No que tange ao dom de línguas e à forma em que realmente poderia manifestar-se como legítimo instrumento de Deus, mencionaremos os seguintes pontos:
- 1. Sendo um dos dons do Espírito, não pode ocorrer sem estar acompanhado de outras manifestações celestiais de que fala S. Paulo em Eféssios 4 e I Coríntios 12.
- 2. Foi indispensável nos dias da antiguidade, quando se iniciava a pregação do Evangelho. Poderia ser necessário também hoje, em circunstâncias que Deus julgue conveniente, porém sempre para a “edificação.”
- 3. Assim como os dons do Espírito foram acompanhados por milagres genuínos nos dias apostólicos, assim também em nossos dias devemos ser muito cautelosos quanto à identificação do que se pretende fazer passar por milagre ou “sinal” de origem divina.
- 4. No que se refere ao dom de línguas, será necessário distinguir entre o que realmente é idioma e o que são incoerências sem nenhum propósito. Se conseguem alguma coisa, é sem dúvida desacreditar o nome do cristianismo.

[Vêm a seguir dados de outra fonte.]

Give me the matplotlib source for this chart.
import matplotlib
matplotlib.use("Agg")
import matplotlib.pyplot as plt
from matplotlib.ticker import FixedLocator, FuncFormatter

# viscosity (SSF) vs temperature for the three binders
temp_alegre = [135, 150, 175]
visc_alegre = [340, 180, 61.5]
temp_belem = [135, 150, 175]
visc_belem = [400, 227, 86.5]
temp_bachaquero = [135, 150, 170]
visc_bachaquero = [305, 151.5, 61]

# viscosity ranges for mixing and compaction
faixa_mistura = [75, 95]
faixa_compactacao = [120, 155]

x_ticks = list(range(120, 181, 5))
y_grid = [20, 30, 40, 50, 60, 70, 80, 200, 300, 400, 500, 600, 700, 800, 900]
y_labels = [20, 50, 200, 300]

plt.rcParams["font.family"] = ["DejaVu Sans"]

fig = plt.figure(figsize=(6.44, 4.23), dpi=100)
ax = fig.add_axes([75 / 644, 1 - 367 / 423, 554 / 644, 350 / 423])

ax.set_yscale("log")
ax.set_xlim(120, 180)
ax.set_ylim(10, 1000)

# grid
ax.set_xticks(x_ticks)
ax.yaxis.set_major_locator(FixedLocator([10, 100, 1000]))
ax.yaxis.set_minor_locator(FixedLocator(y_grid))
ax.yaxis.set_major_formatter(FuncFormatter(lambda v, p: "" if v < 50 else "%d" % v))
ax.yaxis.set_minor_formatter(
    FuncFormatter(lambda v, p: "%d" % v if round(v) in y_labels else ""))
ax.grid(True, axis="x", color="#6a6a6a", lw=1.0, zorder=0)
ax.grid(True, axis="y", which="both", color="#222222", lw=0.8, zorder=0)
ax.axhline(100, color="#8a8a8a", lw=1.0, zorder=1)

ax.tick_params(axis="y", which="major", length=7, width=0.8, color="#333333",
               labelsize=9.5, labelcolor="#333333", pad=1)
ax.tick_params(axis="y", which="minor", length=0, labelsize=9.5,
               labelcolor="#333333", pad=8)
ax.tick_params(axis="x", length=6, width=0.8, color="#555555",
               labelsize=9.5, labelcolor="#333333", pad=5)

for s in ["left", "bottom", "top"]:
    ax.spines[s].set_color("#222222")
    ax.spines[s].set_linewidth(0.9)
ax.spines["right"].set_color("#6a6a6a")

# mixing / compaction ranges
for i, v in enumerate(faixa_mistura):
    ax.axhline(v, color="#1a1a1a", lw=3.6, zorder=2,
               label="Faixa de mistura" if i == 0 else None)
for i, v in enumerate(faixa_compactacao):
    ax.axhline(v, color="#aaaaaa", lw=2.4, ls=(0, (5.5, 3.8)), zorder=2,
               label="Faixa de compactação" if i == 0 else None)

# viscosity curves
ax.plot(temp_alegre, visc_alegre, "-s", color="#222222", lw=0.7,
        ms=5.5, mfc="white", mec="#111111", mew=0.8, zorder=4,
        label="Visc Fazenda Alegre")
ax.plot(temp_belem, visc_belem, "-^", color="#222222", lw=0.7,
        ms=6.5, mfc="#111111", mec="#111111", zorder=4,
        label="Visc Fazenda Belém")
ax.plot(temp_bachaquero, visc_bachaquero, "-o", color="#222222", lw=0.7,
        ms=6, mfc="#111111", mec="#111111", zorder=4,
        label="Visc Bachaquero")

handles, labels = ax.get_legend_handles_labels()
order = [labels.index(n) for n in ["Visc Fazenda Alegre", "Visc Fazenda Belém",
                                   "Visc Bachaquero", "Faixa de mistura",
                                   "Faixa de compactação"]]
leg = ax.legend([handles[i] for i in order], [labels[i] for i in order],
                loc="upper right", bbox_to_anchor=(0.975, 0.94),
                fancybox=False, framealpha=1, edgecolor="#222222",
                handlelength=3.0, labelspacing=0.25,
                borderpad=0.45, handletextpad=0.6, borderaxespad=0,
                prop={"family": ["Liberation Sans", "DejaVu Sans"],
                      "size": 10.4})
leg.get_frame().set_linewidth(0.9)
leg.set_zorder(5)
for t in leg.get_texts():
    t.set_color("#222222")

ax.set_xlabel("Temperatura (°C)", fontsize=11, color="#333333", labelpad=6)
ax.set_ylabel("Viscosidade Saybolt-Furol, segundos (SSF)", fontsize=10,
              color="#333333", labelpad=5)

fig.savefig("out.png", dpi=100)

- 5. Será necessário documentar o que afirmam os que dizer ter ouvido blasfêmias pronunciadas em idioma chinês enquanto se realizava uma reunião dos que pretendem ter o dom de línguas. Se isto fôr exato, seria exemplo de que se falou em idioma que não o materno, porém não para honra e glória de Deus, mas para o contrário a ela.
- 6. Quando Deus nos promete Seu Espírito é para que sejamos fiéis à Sua vontade e Lhe obedeçamos. Ensina-nos o profeta: “E porei dentro de vós o Meu Espírito, e farei que andeis nos Meus estatutos, e guardeis os Meus juízos, e os observeis” (Ezeq. 36:27). “Os que guardam os mandamentos de Deus, e a fé de Jesus (Apoc. 14:12), são chamados para serem os depositários legítimo dos abundantes dons do Espírito.